A fixed annuity with a 5-year term at 5% interest would turn $100,000 into $127,628 after 5 years.
Cryptocurrency
Investing $100,000 in Bitcoin at the start of 2023 ($16,500) and selling at its peak in mid-2023 ($30,000) would have resulted in $181,818 in just a few months (an 81% return). However, holding it through major corrections could reduce that amount significantly.
Alternatively, investing in Terra (LUNA) in early 2022 would have resulted in a 100% loss as the cryptocurrency collapsed.
Liquidity
Annuities can tie you down. Most annuities come with surrender charges if you withdraw early, especially in the first 5–10 years. You might face a 7% penalty for early withdrawal from an annuity within the first year, with a declining penalty over time.
Cryptos can be traded 24/7, and you can convert them into cash instantly, though you may face slippage or market spread costs during extreme volatility. Selling $100,000 worth of Bitcoin at a 2% price dip during high volatility would mean receiving around $98,000, minus transaction fees.
FEES
Fixed annuities often have low fees or none. Variable annuities tend to have high fees (1-3% annually), including management fees and mortality expenses.
Cryptocurrency fees depend on the platform. Most exchanges charge 0.1%–0.5% per trade. For example, buying and selling $100,000 worth of Bitcoin might cost $500 in total fees.
INFLATION PROTECTION
Fixed annuities can lose purchasing power due to inflation, while inflation-adjusted annuities offer lower returns but are protected from inflation.
A $100,000 fixed annuity at 5% may yield $5,000 annually, but if inflation runs at 3%, the real value of that return drops to around $1,940 in purchasing power over 20 years.
Cryptocurrency is often considered an inflation hedge, but this is highly speculative. Bitcoin is designed to be deflationary, with a limited supply. Bitcoin rose over 300% during the 2020–2021 inflation period, but this was also due to a general crypto bull market.
SUMMARY
A well-balanced retirement portfolio should combine the stability of traditional investments with the potential growth of emerging assets, such as annuities and cryptocurrencies. While these two investment types may seem worlds apart, both play essential roles in ensuring a diversified strategy that maximizes security and growth potential.
Annuities provide a reliable source of income, especially as individuals seek predictability in their later years. With options such as fixed, variable, or indexed annuities, investors can tailor their risk level and return potential. Fixed annuities offer guaranteed returns, often around 4.5% to 5.5% annually in today’s market, providing the security of knowing that your income is protected regardless of market fluctuations. For those willing to take on more risk, variable annuities allow exposure to equity markets, potentially offering higher returns (5% to 15%) over time.

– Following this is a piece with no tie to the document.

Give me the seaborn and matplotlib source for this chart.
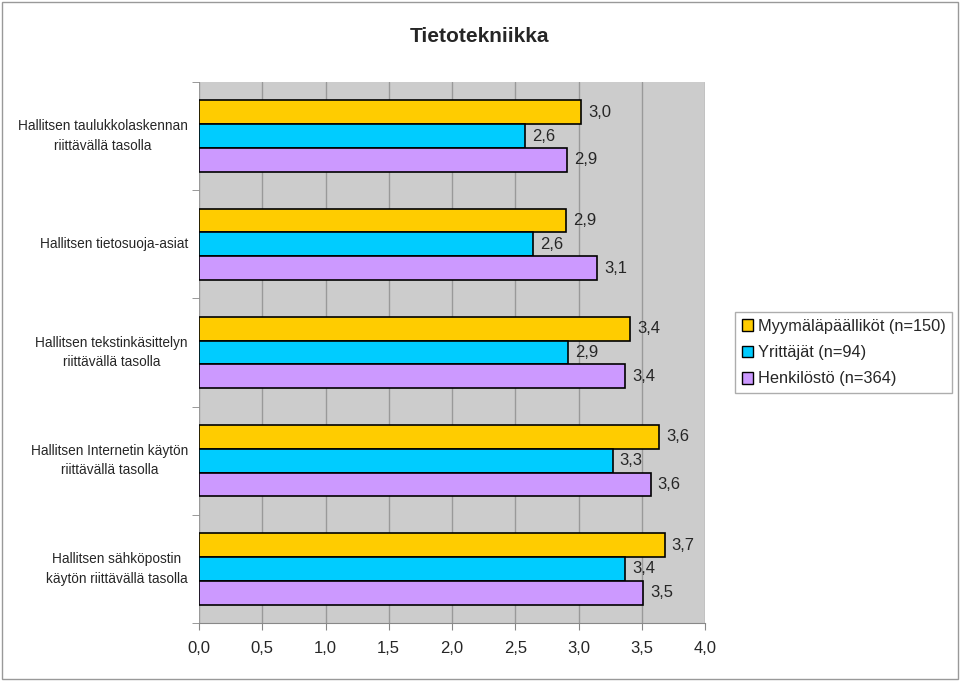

For retirees, this dependable income stream from annuities helps cover essential living expenses, such as housing, healthcare, and daily needs, providing a foundation of financial stability. Moreover, some annuities offer inflation protection or lifetime income guarantees, ensuring your purchasing power doesn’t erode over time.
On the other side of the spectrum, cryptocurrencies like Bitcoin and Ethereum offer a unique opportunity for growth. While cryptos are highly volatile, their historical performance demonstrates significant returns, with Bitcoin averaging annualized returns of around 85% over the past 5 years. Although no one can predict future gains with certainty, the inclusion of a small portion of cryptocurrency in a retirement portfolio could serve as a growth driver, especially during inflationary periods when traditional assets may underperform.
Cryptocurrency also offers diversification. Traditional markets like stocks and bonds often move in correlation with each other, while crypto remains more independent of these trends, potentially acting as a hedge in times of market turmoil. For retirees, this means exposure to an asset that, although speculative, could offset underperformance in other parts of their portfolio, ensuring more robust long-term growth.